TICKER: Vanity Fair Expose: Why Janet Jackson delayed Micheal’s burial by three months

Michael Jackson’s burial was delayed for nearly three months due to wrangling between Janet Jackson and her brother’s estate, a detail revealed in a November Vanity Fair–exclusive excerpt of Untouchable, Randall Sullivan’s Michael Jackson biography, which will be published next month. According to Sullivan, Janet put up the $40,000 deposit at Forest Lawn to secure a spot for Michael but refused to let the funeral take place until the money was repaid.

Ronald Williams, of Talon Executive Services—a private-security company that dispatched a team to Michael Jackson’s rented château in Holmby Hills on the night of his death—tells Sullivan that hours after Jackson died, La Toya and her boyfriend, Jeffre Phillips, arrived at the house demanding to be admitted. “We’re family and we should have access to the house,” they reportedly said.
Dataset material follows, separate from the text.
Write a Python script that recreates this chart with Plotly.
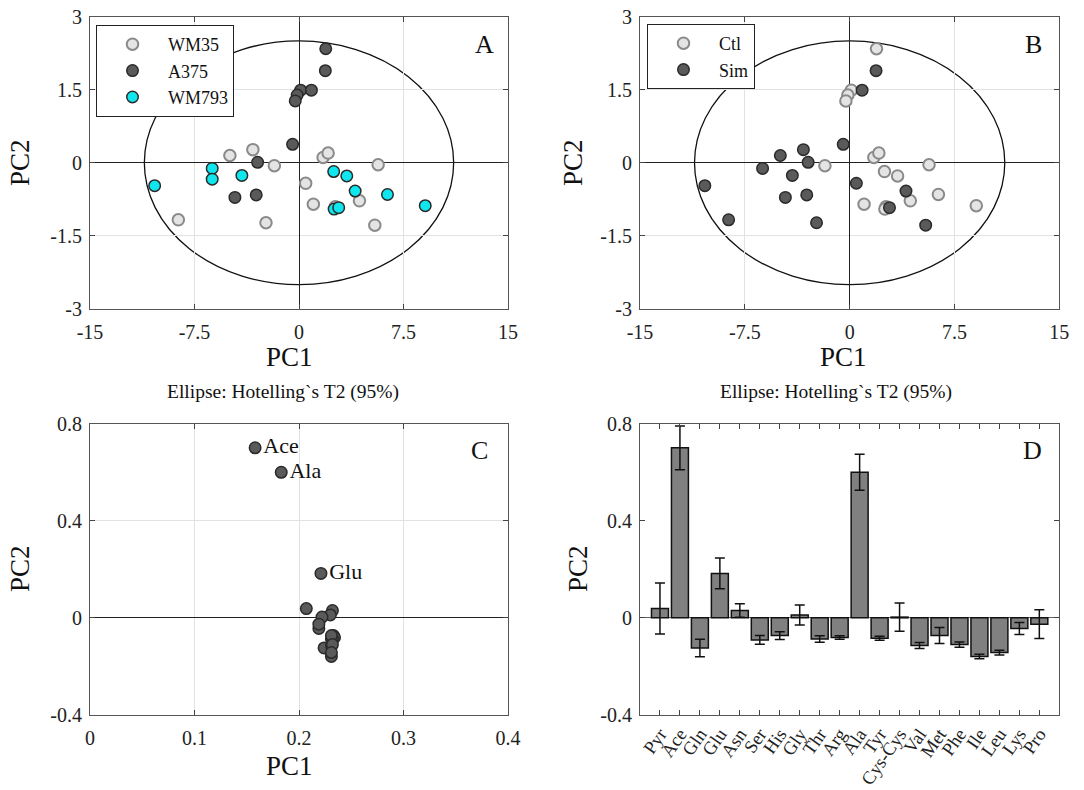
import plotly.graph_objects as go

# ---------------- data ----------------
# Panel A: scores by cell line
wm35_pc1 = [-4.96, -3.31, -1.77, 1.73, 2.09, 5.68, 0.48, 1.03, 4.34, 2.60, -8.66, -2.37, 5.44]
wm35_pc2 = [0.15, 0.27, -0.06, 0.11, 0.20, -0.04, -0.42, -0.85, -0.78, -0.90, -1.17, -1.23, -1.28]
a375_pc1 = [1.92, 1.89, 0.12, 0.89, -0.13, -0.27, -0.46, -2.97, -4.60, -3.07]
a375_pc2 = [2.34, 1.89, 1.49, 1.49, 1.39, 1.27, 0.38, 0.01, -0.71, -0.66]
wm793_pc1 = [-10.36, -6.23, -6.23, -4.10, 2.49, 3.43, 4.03, 6.35, 9.06, 2.52, 2.85]
wm793_pc2 = [-0.47, -0.115, -0.335, -0.26, -0.18, -0.27, -0.58, -0.65, -0.88, -0.95, -0.92]

# Panel B: scores by treatment
ctl_pc1 = [1.92, 0.12, -0.13, -0.27, -1.77, 1.73, 2.09, 5.68, 2.49, 3.43, 6.35, 9.06, 1.03, 4.34, 2.60, 2.52]
ctl_pc2 = [2.34, 1.49, 1.39, 1.27, -0.06, 0.11, 0.20, -0.04, -0.18, -0.27, -0.65, -0.88, -0.85, -0.78, -0.90, -0.95]
sim_pc1 = [1.89, 0.89, -0.46, -4.96, -3.31, -2.97, -6.23, -4.10, -10.36, -4.60, -3.07, -8.66, -2.37, 0.48, 4.03, 2.85, 5.44]
sim_pc2 = [1.89, 1.49, 0.38, 0.15, 0.27, 0.01, -0.115, -0.26, -0.47, -0.71, -0.66, -1.17, -1.23, -0.42, -0.58, -0.92, -1.28]

# Hotelling T2 ellipse semi-axes (95%)
ell_a = 11.1
ell_b = 2.5

# Panels C/D: loadings
metabolites = ["Pyr", "Ace", "Gln", "Glu", "Asn", "Ser", "His", "Gly", "Thr", "Arg",
               "Ala", "Tyr", "Cys-Cys", "Val", "Met", "Phe", "Ile", "Leu", "Lys", "Pro"]
load_pc1 = [0.207, 0.158, 0.224, 0.221, 0.232, 0.232, 0.233, 0.230, 0.231, 0.234,
            0.183, 0.232, 0.222, 0.231, 0.231, 0.232, 0.231, 0.231, 0.219, 0.219]
load_pc2 = [0.038, 0.700, -0.124, 0.183, 0.030, -0.091, -0.073, 0.012, -0.087, -0.081,
            0.599, -0.084, 0.003, -0.114, -0.073, -0.110, -0.159, -0.143, -0.044, -0.026]
load_pc2_err = [0.105, 0.090, 0.036, 0.063, 0.028, 0.018, 0.016, 0.041, 0.013, 0.007,
                0.074, 0.008, 0.058, 0.012, 0.033, 0.011, 0.009, 0.010, 0.025, 0.059]
labelled = ["Ace", "Ala", "Glu"]

# ---------------- figure ----------------
FONT = "Liberation Serif"
W, H = 1084, 790

def px_x(v):
    return v / W

def px_y(v):
    return 1 - v / H

LIGHT = dict(color="#e4e4e4", line=dict(color="#8a8a8a", width=2))
DARK = dict(color="#5a5a5a", line=dict(color="#2a2a2a", width=1.5))
CYAN = dict(color="#10e6ee", line=dict(color="#2a2a2a", width=1.5))
MS = 11.5

fig = go.Figure()

# Panel A
fig.add_trace(go.Scatter(x=wm35_pc1, y=wm35_pc2, mode="markers", name="WM35",
                         marker=dict(size=MS, **LIGHT), xaxis="x", yaxis="y", legend="legend"))
fig.add_trace(go.Scatter(x=a375_pc1, y=a375_pc2, mode="markers", name="A375",
                         marker=dict(size=MS, **DARK), xaxis="x", yaxis="y", legend="legend"))
fig.add_trace(go.Scatter(x=wm793_pc1, y=wm793_pc2, mode="markers", name="WM793",
                         marker=dict(size=MS, **CYAN), xaxis="x", yaxis="y", legend="legend"))

# Panel B
fig.add_trace(go.Scatter(x=ctl_pc1, y=ctl_pc2, mode="markers", name="Ctl",
                         marker=dict(size=MS, **LIGHT), xaxis="x2", yaxis="y2", legend="legend2"))
fig.add_trace(go.Scatter(x=sim_pc1, y=sim_pc2, mode="markers", name="Sim",
                         marker=dict(size=MS, **DARK), xaxis="x2", yaxis="y2", legend="legend2"))

# Panel C
fig.add_trace(go.Scatter(
    x=load_pc1, y=load_pc2, mode="markers+text",
    text=[m if m in labelled else "" for m in metabolites],
    textposition="middle right", textfont=dict(family=FONT, size=22, color="#111"),
    marker=dict(size=MS, **DARK), xaxis="x3", yaxis="y3", showlegend=False))

# Panel D
fig.add_trace(go.Bar(
    x=metabolites, y=load_pc2, width=0.85,
    marker=dict(color="#808080", line=dict(color="#111", width=1.5)),
    error_y=dict(type="data", array=load_pc2_err, color="#111", thickness=1.5, width=5),
    xaxis="x4", yaxis="y4", showlegend=False))

dom_left = [px_x(90), px_x(508)]
dom_right = [px_x(640), px_x(1059.3)]
dom_top = [px_y(309), px_y(16.6)]
dom_bot = [px_y(715), px_y(423.5)]

ax_common = dict(
    automargin=False,
    showline=True, linecolor="#555", linewidth=1, mirror="ticks",
    ticks="inside", ticklen=5, tickcolor="#444", tickwidth=1,
    tickfont=dict(family=FONT, size=20, color="#222"),
    showgrid=True, gridcolor="#e2e2e2", gridwidth=1,
    zeroline=True, zerolinecolor="#222", zerolinewidth=1.4,
)
xa = dict(ax_common, ticklabelstandoff=5)
ya = dict(ax_common, ticklabelstandoff=3)

fig.update_layout(
    width=W, height=H, margin=dict(l=0, r=0, t=0, b=0, autoexpand=False),
    paper_bgcolor="white", plot_bgcolor="white",
    font=dict(family=FONT, color="#111"),
    xaxis=dict(domain=dom_left, anchor="y", range=[-15, 15],
               tickvals=[-15, -7.5, 0, 7.5, 15], ticktext=["-15", "-7.5", "0", "7.5", "15"], **xa),
    yaxis=dict(domain=dom_top, anchor="x", range=[-3, 3],
               tickvals=[-3, -1.5, 0, 1.5, 3], ticktext=["-3", "-1.5", "0", "1.5", "3"], **ya),
    xaxis2=dict(domain=dom_right, anchor="y2", range=[-15, 15],
                tickvals=[-15, -7.5, 0, 7.5, 15], ticktext=["-15", "-7.5", "0", "7.5", "15"], **xa),
    yaxis2=dict(domain=dom_top, anchor="x2", range=[-3, 3],
                tickvals=[-3, -1.5, 0, 1.5, 3], ticktext=["-3", "-1.5", "0", "1.5", "3"], **ya),
    xaxis3=dict(domain=dom_left, anchor="y3", range=[0, 0.4],
                tickvals=[0, 0.1, 0.2, 0.3, 0.4], ticktext=["0", "0.1", "0.2", "0.3", "0.4"], **xa),
    yaxis3=dict(domain=dom_bot, anchor="x3", range=[-0.4, 0.8],
                tickvals=[-0.4, 0, 0.4, 0.8], ticktext=["-0.4", "0", "0.4", "0.8"], **ya),
    xaxis4=dict(domain=dom_right, anchor="y4", range=[-1, 20], type="category",
                tickmode="linear", dtick=1, tickangle=-55,
                **{**xa, "showgrid": False, "zeroline": False, "ticklabelstandoff": 0,
                   "tickfont": dict(family=FONT, size=18.5, color="#222")}),
    yaxis4=dict(domain=dom_bot, anchor="x4", range=[-0.4, 0.8],
                tickvals=[-0.4, 0, 0.4, 0.8], ticktext=["-0.4", "0", "0.4", "0.8"],
                **{**ya, "showgrid": False, "zerolinecolor": "#666"}),
    legend=dict(x=px_x(96), y=px_y(25), xanchor="left", yanchor="top",
                bordercolor="#222", borderwidth=1, bgcolor="white",
                font=dict(family=FONT, size=18, color="#111"), itemwidth=61,
                tracegroupgap=0),
    legend2=dict(x=px_x(647), y=px_y(24), xanchor="left", yanchor="top",
                 bordercolor="#222", borderwidth=1, bgcolor="white",
                 font=dict(family=FONT, size=18, color="#111"), itemwidth=61,
                 tracegroupgap=0),
    bargap=0.15,
)

# Ellipses
for xr, yr in [("x", "y"), ("x2", "y2")]:
    fig.add_shape(type="circle", xref=xr, yref=yr, x0=-ell_a, x1=ell_a, y0=-ell_b, y1=ell_b,
                  line=dict(color="#111", width=1.3), layer="below")

def ann(text, x, y, size, angle=0):
    fig.add_annotation(text=text, x=px_x(x), y=px_y(y), xref="paper", yref="paper",
                       xanchor="center", yanchor="middle",
                       showarrow=False, textangle=angle,
                       font=dict(family=FONT, size=size, color="#111"))

# panel letters
ann("A", 484, 45, 26)
ann("B", 1033, 45, 26)
ann("C", 479, 450, 26)
ann("D", 1032, 450, 26)

# axis titles
ann("PC1", 289, 357, 27)
ann("PC1", 843, 357, 27)
ann("PC1", 289, 766, 27)
ann("PC2", 20, 163, 27, angle=-90)
ann("PC2", 573, 163, 27, angle=-90)
ann("PC2", 20, 569, 27, angle=-90)
ann("PC2", 578, 569, 27, angle=-90)

# ellipse notes
ann("Ellipse: Hotelling`s T2 (95%)", 283, 392, 19.5)
ann("Ellipse: Hotelling`s T2 (95%)", 836, 392, 19.5)

fig.write_html("out.html")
Sullivan reports that mother Katherine Jackson also arrived that night and entered the house, where she telephoned Grace Rwaramba, the recently terminated longtime nanny to Michael’s children. According to Rwaramba, Katherine said, “Grace, the children are crying. They are asking about you. They can’t believe that their father died. Grace, you remember Michael used to hide cash at the house? I’m here. Where can it be?” Rwaramba described Michael’s standard practice of hiding his cash in black plastic garbage bags and under the carpets. Talon describes seeing La Toya and her boyfriend loading black plastic garbage bags into duffel bags and placing them in the garage. (La Toya insists that nearly all of Michael’s money was gone by the time she arrived at the Holmby Hills house.)
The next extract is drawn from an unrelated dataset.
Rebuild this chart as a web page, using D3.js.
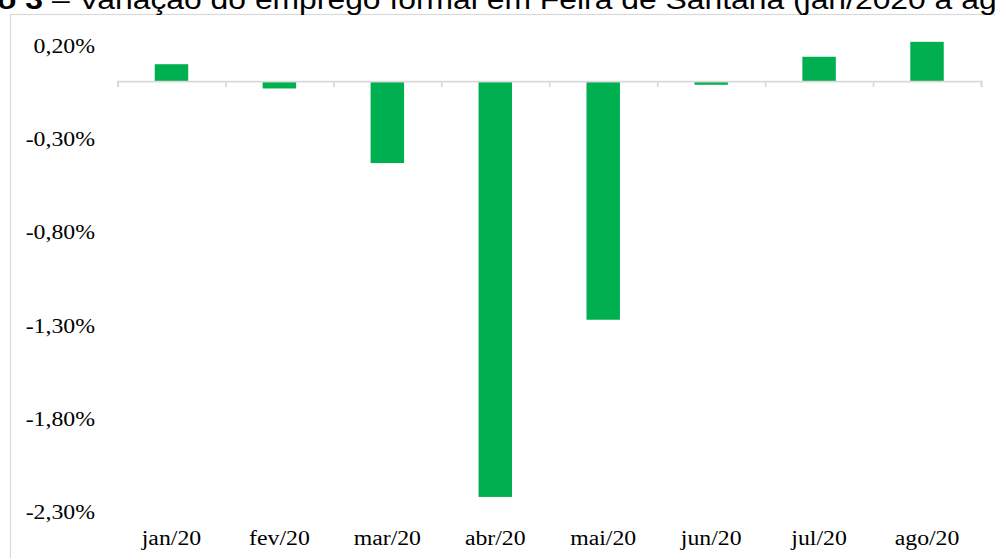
<!DOCTYPE html>
<html>
<head>
<meta charset="utf-8">
<script src="https://cdn.jsdelivr.net/npm/d3@7"></script>
<style>
  html, body { margin: 0; padding: 0; background: #ffffff; }
  svg { display: block; }
</style>
</head>
<body>
<div id="chart"></div>
<script>
// ---- data ----
const categories = ["jan/20", "fev/20", "mar/20", "abr/20", "mai/20", "jun/20", "jul/20", "ago/20"];
const values = [0.0009, -0.0004, -0.0044, -0.0223, -0.0128, -0.0002, 0.0013, 0.0021];
const yTickValues = [0.002, -0.003, -0.008, -0.013, -0.018, -0.023];
const titleBold = "Gráfico 3";
const titleRest = " – Variação do emprego formal em Feira de Santana (jan/2020 a ago/2020)";

// ---- layout ----
const W = 995, H = 558;
const plotLeft = 117.5, plotRight = 981;
const plotTop = 43.7, plotBottom = 510;
const sx = 1.16;       // horizontal stretch of axis text in reference
const sxTitle = 1.18;  // horizontal stretch of title text

const svg = d3.select("#chart").append("svg")
  .attr("width", W).attr("height", H);

svg.append("rect").attr("width", W).attr("height", H).attr("fill", "#fff");

// outer frame (cut off at right & bottom)
svg.append("rect")
  .attr("x", 10.5).attr("y", 14.5)
  .attr("width", 1100).attr("height", 700)
  .attr("fill", "none").attr("stroke", "#d9d9d9").attr("stroke-width", 1.2);

// title (partially cut off at the top, as in the reference)
const title = svg.append("text")
  .attr("transform", `translate(-95,9) scale(${sxTitle},1)`)
  .attr("font-family", "'Liberation Sans', Arial, sans-serif")
  .attr("font-size", 27)
  .attr("fill", "#000");
title.append("tspan").attr("font-weight", "bold").text(titleBold);
title.append("tspan").text(titleRest);

// scales
const x = d3.scaleBand().domain(categories)
  .range([plotLeft, plotRight])
  .paddingInner(0.69).paddingOuter(0.345);
const y = d3.scaleLinear().domain([-0.023, 0.002]).range([plotBottom, plotTop]);

const locale = d3.formatLocale({ decimal: ",", thousands: ".", grouping: [3], currency: ["R$", ""], minus: "-" });
const fmt = locale.format(".2%");

// bars
svg.append("g").selectAll("rect").data(values).join("rect")
  .attr("x", (d, i) => x(categories[i]))
  .attr("width", x.bandwidth())
  .attr("y", d => y(Math.max(0, d)))
  .attr("height", d => Math.abs(y(d) - y(0)))
  .attr("fill", "#00b050");

// category axis line with boundary tick marks at y = 0
const bnd = d3.scaleLinear().domain([0, categories.length]).range([plotLeft, plotRight]);
const gZero = svg.append("g").attr("transform", `translate(0,${y(0)})`)
  .call(d3.axisBottom(bnd).ticks(categories.length).tickSizeInner(6).tickSizeOuter(6).tickFormat(""));
gZero.selectAll("path, line").attr("stroke", "#d9d9d9").attr("stroke-width", 1.75);
gZero.selectAll("text").remove();

// y axis labels
const gY = svg.append("g").attr("transform", `translate(${plotLeft},0)`)
  .call(d3.axisLeft(y).tickValues(yTickValues).tickSize(0).tickPadding(0).tickFormat(fmt));
gY.select(".domain").remove();
gY.selectAll("text")
  .attr("x", -22.5 / sx)
  .attr("dy", "0.42em")
  .attr("transform", `scale(${sx},1)`)
  .attr("font-family", "'Liberation Serif', 'Times New Roman', serif")
  .attr("font-size", 20.5)
  .attr("fill", "#000");

// x axis labels
const gX = svg.append("g").attr("transform", `translate(0,545)`)
  .call(d3.axisBottom(x).tickSize(0).tickPadding(0));
gX.select(".domain").remove();
gX.selectAll("text")
  .attr("y", 0).attr("dy", 0)
  .attr("transform", `scale(${sx},1)`)
  .attr("font-family", "'Liberation Serif', 'Times New Roman', serif")
  .attr("font-size", 20.5)
  .attr("fill", "#000");
</script>
</body>
</html>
The next morning, Janet Jackson arrived with a moving van and demanded to be admitted. A few hours later, the truck exited through the front gate with Jeffre Phillips at the wheel. Katherine Jackson and her daughters made it clear that they wouldn’t be leaving anytime soon. “They camped out for most of a week,” Williams tells Sullivan, leaving and returning “whenever they felt like it.”
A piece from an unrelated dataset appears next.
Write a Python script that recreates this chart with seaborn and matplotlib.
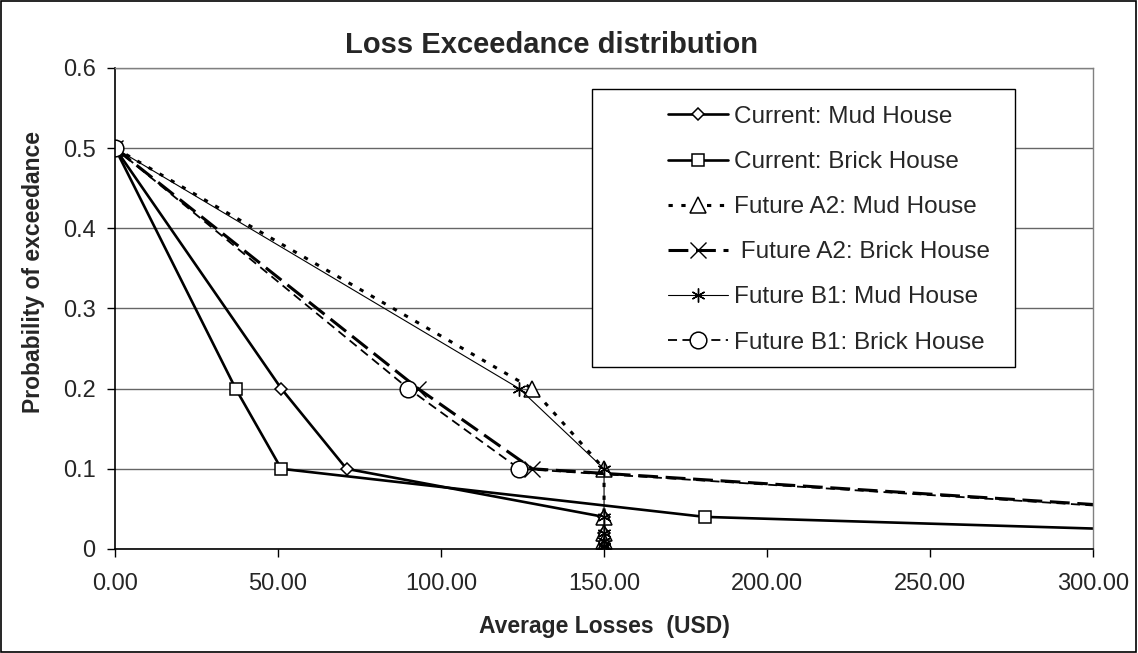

Katherine Jackson’s representatives shared details of her recent “abduction” with Sullivan, who describes what happened from her perspective for the first time. One of Katherine Jackson’s representatives tells Sullivan that it was Janet Jackson who on July 14, 2012, arranged for Dr. Allen Metzger to go to the Calabasas mansion, where her mother had been living with Michael’s three children. Metzger was introduced as an associate of Mrs. Jackson’s longtime Beverly Hills physician and told that her doctor wanted her to have a physical before she went to Albuquerque for her sons’ Unity Tour. After a brief examination, Metzger told Katherine Jackson that her blood pressure was elevated and that it would be best for her not to make the trip to New Mexico by car as she had planned. Katherine left the next morning with her daughter Rebbie and her granddaughter Stacee Brown and Mrs. Jackson’s personal assistant. It wasn’t until they arrived at the airport that Katherine realized they weren’t headed to Albuquerque but rather to Tucson, where she was booked at the Miraval Resort & Spa. Janet Jackson was there when she arrived.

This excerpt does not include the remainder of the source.